**Written problem**
Reproduce the listing below exactly. Pictures do not belong in the copy.

**Data provided**

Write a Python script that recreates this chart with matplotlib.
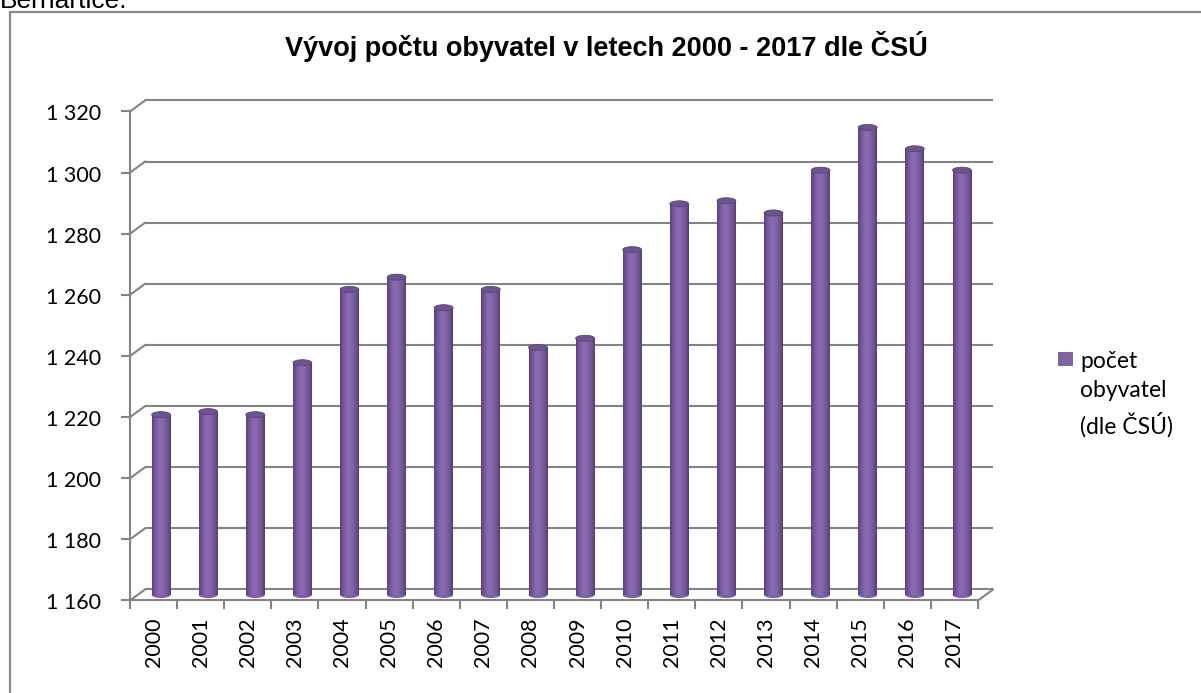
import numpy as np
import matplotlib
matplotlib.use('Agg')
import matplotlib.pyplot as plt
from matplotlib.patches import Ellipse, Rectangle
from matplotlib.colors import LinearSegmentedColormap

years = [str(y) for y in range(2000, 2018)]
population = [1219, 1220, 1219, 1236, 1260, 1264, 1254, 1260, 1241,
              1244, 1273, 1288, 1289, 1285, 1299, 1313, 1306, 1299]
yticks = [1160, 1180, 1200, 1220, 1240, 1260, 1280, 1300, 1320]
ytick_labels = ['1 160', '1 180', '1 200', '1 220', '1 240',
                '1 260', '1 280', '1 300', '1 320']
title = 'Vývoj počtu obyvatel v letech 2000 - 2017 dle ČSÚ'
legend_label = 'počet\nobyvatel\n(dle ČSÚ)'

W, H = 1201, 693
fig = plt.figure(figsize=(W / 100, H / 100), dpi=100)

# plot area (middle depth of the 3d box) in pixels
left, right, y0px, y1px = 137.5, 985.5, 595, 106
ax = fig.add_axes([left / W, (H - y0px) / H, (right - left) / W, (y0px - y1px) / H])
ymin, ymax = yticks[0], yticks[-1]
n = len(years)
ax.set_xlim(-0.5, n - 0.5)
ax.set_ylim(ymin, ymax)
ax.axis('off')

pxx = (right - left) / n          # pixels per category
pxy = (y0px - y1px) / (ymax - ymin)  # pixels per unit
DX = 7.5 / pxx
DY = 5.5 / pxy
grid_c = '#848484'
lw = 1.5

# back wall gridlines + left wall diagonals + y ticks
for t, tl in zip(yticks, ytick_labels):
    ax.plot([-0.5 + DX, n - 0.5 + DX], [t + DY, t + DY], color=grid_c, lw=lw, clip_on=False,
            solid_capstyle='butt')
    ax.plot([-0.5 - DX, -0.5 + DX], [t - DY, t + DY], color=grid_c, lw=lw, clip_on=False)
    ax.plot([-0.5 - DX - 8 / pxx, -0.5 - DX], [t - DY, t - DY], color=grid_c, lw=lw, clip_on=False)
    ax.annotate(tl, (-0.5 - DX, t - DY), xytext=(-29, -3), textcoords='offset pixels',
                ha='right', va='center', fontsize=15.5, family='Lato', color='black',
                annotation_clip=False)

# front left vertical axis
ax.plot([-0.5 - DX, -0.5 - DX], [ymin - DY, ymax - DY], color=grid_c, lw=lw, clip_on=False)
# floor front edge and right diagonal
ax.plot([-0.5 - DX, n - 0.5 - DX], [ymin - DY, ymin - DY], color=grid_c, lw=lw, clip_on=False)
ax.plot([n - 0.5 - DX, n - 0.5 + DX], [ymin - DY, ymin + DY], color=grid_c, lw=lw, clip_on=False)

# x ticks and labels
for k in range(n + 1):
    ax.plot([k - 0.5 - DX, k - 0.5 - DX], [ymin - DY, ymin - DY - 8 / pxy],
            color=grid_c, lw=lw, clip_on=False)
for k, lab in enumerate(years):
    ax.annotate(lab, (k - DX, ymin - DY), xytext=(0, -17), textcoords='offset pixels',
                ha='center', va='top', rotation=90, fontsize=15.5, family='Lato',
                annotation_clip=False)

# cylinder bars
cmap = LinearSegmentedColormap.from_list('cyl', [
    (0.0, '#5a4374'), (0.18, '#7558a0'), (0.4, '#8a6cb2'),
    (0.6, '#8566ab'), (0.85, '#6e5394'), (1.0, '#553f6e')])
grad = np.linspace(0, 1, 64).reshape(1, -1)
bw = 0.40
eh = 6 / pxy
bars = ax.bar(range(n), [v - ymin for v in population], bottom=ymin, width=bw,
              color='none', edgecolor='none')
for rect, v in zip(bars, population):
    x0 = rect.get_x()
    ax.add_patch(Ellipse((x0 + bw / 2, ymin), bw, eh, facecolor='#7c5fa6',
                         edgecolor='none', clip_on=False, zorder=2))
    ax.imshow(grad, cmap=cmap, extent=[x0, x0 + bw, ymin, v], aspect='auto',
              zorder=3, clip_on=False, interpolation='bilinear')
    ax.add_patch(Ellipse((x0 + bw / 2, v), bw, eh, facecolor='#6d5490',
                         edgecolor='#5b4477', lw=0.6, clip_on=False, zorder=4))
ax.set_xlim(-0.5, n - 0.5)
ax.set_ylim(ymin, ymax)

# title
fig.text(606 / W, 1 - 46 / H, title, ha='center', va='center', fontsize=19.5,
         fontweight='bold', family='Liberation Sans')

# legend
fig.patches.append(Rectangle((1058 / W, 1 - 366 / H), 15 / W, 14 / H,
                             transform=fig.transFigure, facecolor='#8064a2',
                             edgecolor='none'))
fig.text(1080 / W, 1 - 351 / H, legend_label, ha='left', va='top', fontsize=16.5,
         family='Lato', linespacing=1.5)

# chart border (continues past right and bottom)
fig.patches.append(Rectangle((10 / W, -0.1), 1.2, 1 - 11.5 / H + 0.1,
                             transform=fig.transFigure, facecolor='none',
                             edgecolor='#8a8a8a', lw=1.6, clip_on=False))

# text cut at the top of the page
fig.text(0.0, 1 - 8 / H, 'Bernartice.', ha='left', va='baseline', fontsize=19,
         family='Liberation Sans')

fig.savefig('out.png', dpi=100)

**Output**
Write a Python script that recreates this chart with matplotlib.
import numpy as np
import matplotlib
matplotlib.use('Agg')
import matplotlib.pyplot as plt
from matplotlib.patches import Ellipse, Rectangle
from matplotlib.colors import LinearSegmentedColormap

years = [str(y) for y in range(2000, 2018)]
population = [1219, 1220, 1219, 1236, 1260, 1264, 1254, 1260, 1241,
              1244, 1273, 1288, 1289, 1285, 1299, 1313, 1306, 1299]
yticks = [1160, 1180, 1200, 1220, 1240, 1260, 1280, 1300, 1320]
ytick_labels = ['1 160', '1 180', '1 200', '1 220', '1 240',
                '1 260', '1 280', '1 300', '1 320']
title = 'Vývoj počtu obyvatel v letech 2000 - 2017 dle ČSÚ'
legend_label = 'počet\nobyvatel\n(dle ČSÚ)'

W, H = 1201, 693
fig = plt.figure(figsize=(W / 100, H / 100), dpi=100)

# plot area (middle depth of the 3d box) in pixels
left, right, y0px, y1px = 137.5, 985.5, 595, 106
ax = fig.add_axes([left / W, (H - y0px) / H, (right - left) / W, (y0px - y1px) / H])
ymin, ymax = yticks[0], yticks[-1]
n = len(years)
ax.set_xlim(-0.5, n - 0.5)
ax.set_ylim(ymin, ymax)
ax.axis('off')

pxx = (right - left) / n          # pixels per category
pxy = (y0px - y1px) / (ymax - ymin)  # pixels per unit
DX = 7.5 / pxx
DY = 5.5 / pxy
grid_c = '#848484'
lw = 1.5

# back wall gridlines + left wall diagonals + y ticks
for t, tl in zip(yticks, ytick_labels):
    ax.plot([-0.5 + DX, n - 0.5 + DX], [t + DY, t + DY], color=grid_c, lw=lw, clip_on=False,
            solid_capstyle='butt')
    ax.plot([-0.5 - DX, -0.5 + DX], [t - DY, t + DY], color=grid_c, lw=lw, clip_on=False)
    ax.plot([-0.5 - DX - 8 / pxx, -0.5 - DX], [t - DY, t - DY], color=grid_c, lw=lw, clip_on=False)
    ax.annotate(tl, (-0.5 - DX, t - DY), xytext=(-29, -3), textcoords='offset pixels',
                ha='right', va='center', fontsize=15.5, family='Lato', color='black',
                annotation_clip=False)

# front left vertical axis
ax.plot([-0.5 - DX, -0.5 - DX], [ymin - DY, ymax - DY], color=grid_c, lw=lw, clip_on=False)
# floor front edge and right diagonal
ax.plot([-0.5 - DX, n - 0.5 - DX], [ymin - DY, ymin - DY], color=grid_c, lw=lw, clip_on=False)
ax.plot([n - 0.5 - DX, n - 0.5 + DX], [ymin - DY, ymin + DY], color=grid_c, lw=lw, clip_on=False)

# x ticks and labels
for k in range(n + 1):
    ax.plot([k - 0.5 - DX, k - 0.5 - DX], [ymin - DY, ymin - DY - 8 / pxy],
            color=grid_c, lw=lw, clip_on=False)
for k, lab in enumerate(years):
    ax.annotate(lab, (k - DX, ymin - DY), xytext=(0, -17), textcoords='offset pixels',
                ha='center', va='top', rotation=90, fontsize=15.5, family='Lato',
                annotation_clip=False)

# cylinder bars
cmap = LinearSegmentedColormap.from_list('cyl', [
    (0.0, '#5a4374'), (0.18, '#7558a0'), (0.4, '#8a6cb2'),
    (0.6, '#8566ab'), (0.85, '#6e5394'), (1.0, '#553f6e')])
grad = np.linspace(0, 1, 64).reshape(1, -1)
bw = 0.40
eh = 6 / pxy
bars = ax.bar(range(n), [v - ymin for v in population], bottom=ymin, width=bw,
              color='none', edgecolor='none')
for rect, v in zip(bars, population):
    x0 = rect.get_x()
    ax.add_patch(Ellipse((x0 + bw / 2, ymin), bw, eh, facecolor='#7c5fa6',
                         edgecolor='none', clip_on=False, zorder=2))
    ax.imshow(grad, cmap=cmap, extent=[x0, x0 + bw, ymin, v], aspect='auto',
              zorder=3, clip_on=False, interpolation='bilinear')
    ax.add_patch(Ellipse((x0 + bw / 2, v), bw, eh, facecolor='#6d5490',
                         edgecolor='#5b4477', lw=0.6, clip_on=False, zorder=4))
ax.set_xlim(-0.5, n - 0.5)
ax.set_ylim(ymin, ymax)

# title
fig.text(606 / W, 1 - 46 / H, title, ha='center', va='center', fontsize=19.5,
         fontweight='bold', family='Liberation Sans')

# legend
fig.patches.append(Rectangle((1058 / W, 1 - 366 / H), 15 / W, 14 / H,
                             transform=fig.transFigure, facecolor='#8064a2',
                             edgecolor='none'))
fig.text(1080 / W, 1 - 351 / H, legend_label, ha='left', va='top', fontsize=16.5,
         family='Lato', linespacing=1.5)

# chart border (continues past right and bottom)
fig.patches.append(Rectangle((10 / W, -0.1), 1.2, 1 - 11.5 / H + 0.1,
                             transform=fig.transFigure, facecolor='none',
                             edgecolor='#8a8a8a', lw=1.6, clip_on=False))

# text cut at the top of the page
fig.text(0.0, 1 - 8 / H, 'Bernartice.', ha='left', va='baseline', fontsize=19,
         family='Liberation Sans')

fig.savefig('out.png', dpi=100)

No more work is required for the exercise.